Patient Support: Most hospice volunteers serve as a companion to people who are nearing the end-of-life. That might mean visiting one to two times a week, talking, watching TV together, playing a board game, caring for the patient’s pet, or listening as the patient shares stories of his or her life. Some volunteers enjoy writing the patient’s stories down for the patient. Volunteers may be the only non-medical person that visits the patient, especially those who live in adult care facilities.
Respite: Often it is the spouse or caregiver who needs volunteer support. They may need to run an errand, go have lunch with a friend or just rest for an hour or so knowing that someone is there sitting with their loved one. It is important to care for the caregiver since they often spend 24 hours a day, 7 days a week caring for their loved one. Volunteers not only sit with the patient for an hour or two so that the caregiver can have a break, and it allows them to check in on the caregiver and spend a few minutes listening to their needs and concerns.
Vigil: Vigil support is offered when a patient is in the final hours to days of life. Volunteers are scheduled to sit with the patient as much as possible during that time so that the patient does not die alone. Volunteers provide a quiet, comforting presence for the patient. This can be particularly important to family members who cannot be present.
Bereavement: Volunteers can support family members following the death of a patient through bereavement calls or visits. When someone loses a loved one, the grieving person will likely have the need to tell their story over and over again so that it begins to settle in and make sense in their life. A volunteer can be that compassionate listening ear.
Musicians: Musicians play for individual patients or in a group setting at an adult care facility, like a small concert. Music is a universal language and can brighten the patient’s day, comfort, relax and entertain them, and bring back wonderful memories of days gone by.
Veterans: Military Veteran volunteers perform the same patient visits, but are paired with patients who themselves are veterans, thus facilitating a unique and important connection between the veteran and the patient. They are able to use their history and experience in the Armed Forces to add to the quality of life for the patient. In addition, they play a key role in our “We Honor Veterans” program, whereby we honor a patient who is a veteran for their service, by presenting a certificate of thanks and pinning them with a Veteran Service Flag pin. That one on one connection between veterans is a gift to both the presenter and the patient.
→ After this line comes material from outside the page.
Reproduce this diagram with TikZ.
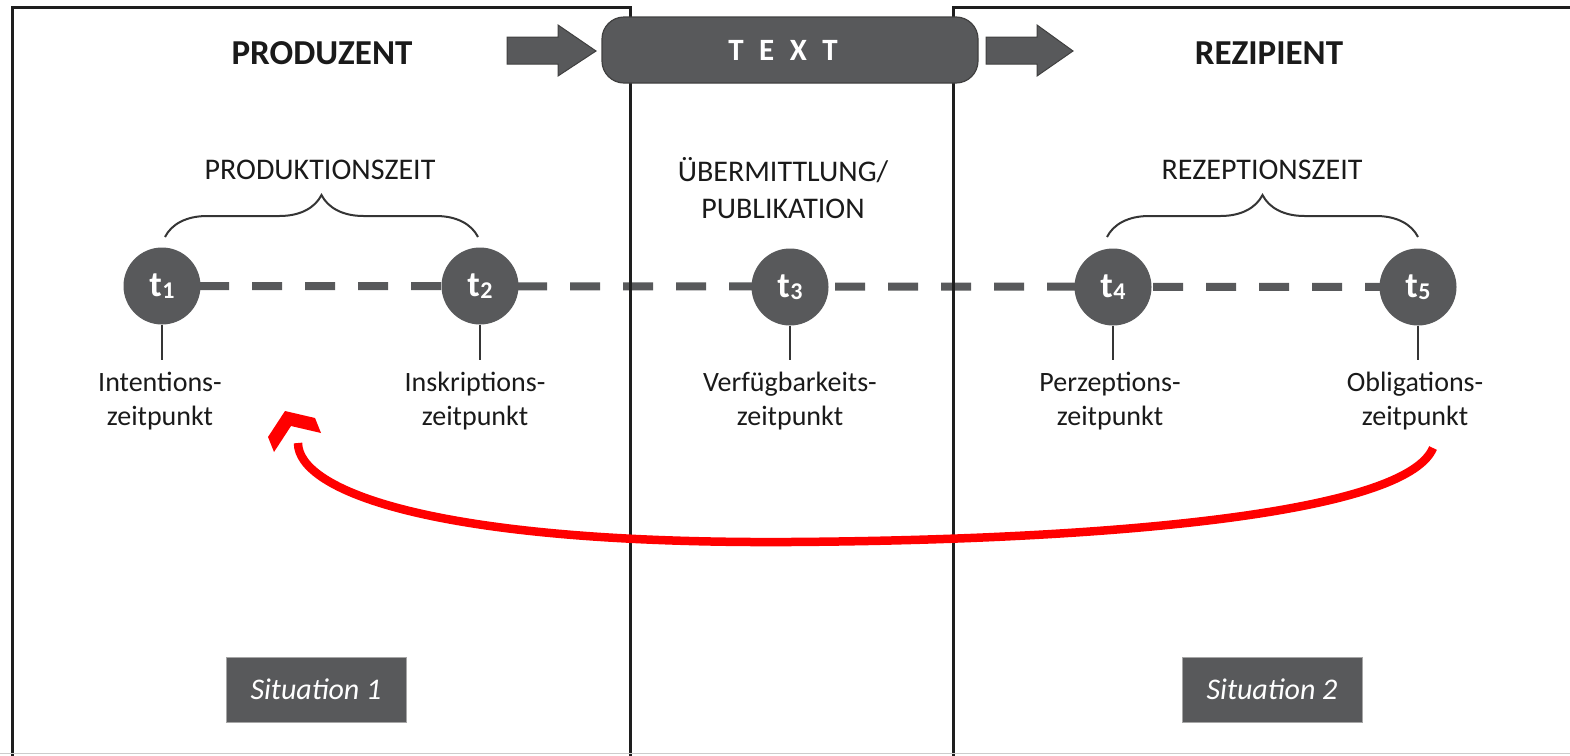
\documentclass[tikz,border=0pt]{standalone}
\usepackage{fontspec}
\setmainfont{Carlito}
\usetikzlibrary{decorations.pathreplacing,backgrounds,calc}
\definecolor{dg}{HTML}{58595B}
\definecolor{ln}{HTML}{1E1E1E}
\definecolor{txt}{HTML}{1A1A1A}
\newcommand{\tlabel}[1]{t\kern0.5pt\raisebox{-2.5pt}{\fontsize{24}{24}\selectfont #1}}
\begin{document}
\begin{tikzpicture}[x=1pt,y=-1pt,
  frame/.style={draw=ln, line width=3pt},
  textbox/.style={rounded corners=22pt, fill=dg, draw=ln!85, line width=1.2pt, minimum width=376pt, minimum height=66pt, text=white, font=\fontsize{31}{31}\selectfont\bfseries, inner sep=0pt},
  blockarrow/.style={fill=dg, draw=ln!85, line width=1pt, line join=miter},
  tnode/.style={circle, fill=dg, minimum size=77pt, inner sep=0pt, text=white, font=\fontsize{36}{36}\selectfont\bfseries},
  header/.style={text=txt, font=\fontsize{35}{35}\selectfont\bfseries, inner sep=0pt},
  section/.style={text=txt, font=\fontsize{30}{37}\selectfont, align=center, inner sep=0pt},
  label/.style={text=txt, font=\fontsize{28}{34}\selectfont, align=center, anchor=north, inner sep=0pt},
  dashline/.style={draw=dg, line width=8pt, dash pattern=on 30pt off 23pt, dash phase=16pt},
  tick/.style={draw=ln!90, line width=2pt},
  bracestyle/.style={draw=ln!90, line width=2pt, decorate, decoration={brace, amplitude=42pt}},
  redline/.style={draw=red, line width=8.5pt},
  redtip/.style={fill=red, draw=none},
  sitbox/.style={fill=dg, draw=gray!70, line width=0.8pt, minimum width=180pt, minimum height=65pt, text=white, font=\fontsize{30}{30}\selectfont\itshape, inner sep=0pt}
]
\useasboundingbox (0,0) rectangle (1570,755);
% frames
\draw[frame] (12,756) -- (12,7) -- (630,7) -- (630,756);
\draw[frame] (953,756) -- (953,7) -- (1572,7);
\draw[gray!40, line width=1.5pt] (0,753.5) -- (1570,753.5);

% top row
\draw[blockarrow] (507,37) -- (558,37) -- (558,25) -- (596,51) -- (558,76) -- (558,64) -- (507,64) -- cycle;
\draw[blockarrow] (986,37) -- (1037,37) -- (1037,25) -- (1073,51) -- (1037,76) -- (1037,64) -- (986,64) -- cycle;
\node[textbox] (text) at (790,50) {\hspace*{-14pt}T\hspace{0.5em}E\hspace{0.5em}X\hspace{0.5em}T};
\node[header] (prod) at (322,53) {PRODUZENT};
\node[header] (rez) at (1269,53) {REZIPIENT};

% sections
\node[section] (pz) at (320,170) {PRODUKTIONSZEIT};
\node[section] (uep) at (783,188) {ÜBERMITTLUNG/\\PUBLIKATION};
\node[section] (rz) at (1262,170) {REZEPTIONSZEIT};

\coordinate (b1a) at (165,237);
\coordinate (b1b) at (478,237);
\coordinate (b2a) at (1107,237);
\coordinate (b2b) at (1418,237);
\draw[bracestyle] (b1a) -- (b1b);
\draw[bracestyle] (b2a) -- (b2b);

% time points
\node[tnode] (t1) at (162,286) {\tlabel{1}};
\node[tnode] (t2) at (480,286) {\tlabel{2}};
\node[tnode] (t3) at (790,287) {\tlabel{3}};
\node[tnode] (t4) at (1113,287) {\tlabel{4}};
\node[tnode] (t5) at (1418,287) {\tlabel{5}};
\begin{scope}[on background layer]
\draw[dashline] (t1.center) -- (t5.center);
\end{scope}

% labels
\node[label] (l1) at (160,372) {Intentions-\\zeitpunkt};
\node[label] (l2) at (475,372) {Inskriptions-\\zeitpunkt};
\node[label] (l3) at (790,372) {Verfügbarkeits-\\zeitpunkt};
\node[label] (l4) at (1110,372) {Perzeptions-\\zeitpunkt};
\node[label] (l5) at (1415,372) {Obligations-\\zeitpunkt};
\foreach \i in {1,...,5}{
  \draw[tick] (t\i.south) -- ($(t\i.south |- l\i.north)+(0,-12)$);
}

% red feedback arrow
\coordinate (rs) at (1433,448);
\coordinate (re) at (298,443);
\draw[redline] (rs) .. controls (1405,515) and (1100,540) .. (790,542) .. controls (430,544) and (298,490) .. (re);
\fill[redtip] (268,437) -- (285,411) -- (315,418) -- (321,433) -- (291,426) -- (274,452) -- cycle;

% situations
\node[sitbox] (s1) at (316,689.5) {Situation 1};
\node[sitbox] (s2) at (1272,689.5) {Situation 2};
\end{tikzpicture}
\end{document}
Training: Prior to visiting patients, volunteers are interviewed and attend a 30-hour training with other volunteers encompassing many areas including bereavement, communication, death and dying, pain and symptom management, social aspects and many others. There are also experiential exercises, allowing for personal reflection, introspection and an idea of what patients might experience in their dying process. This comprehensive training helps volunteers feel well prepared and confident serving in this essential role as hospice volunteer.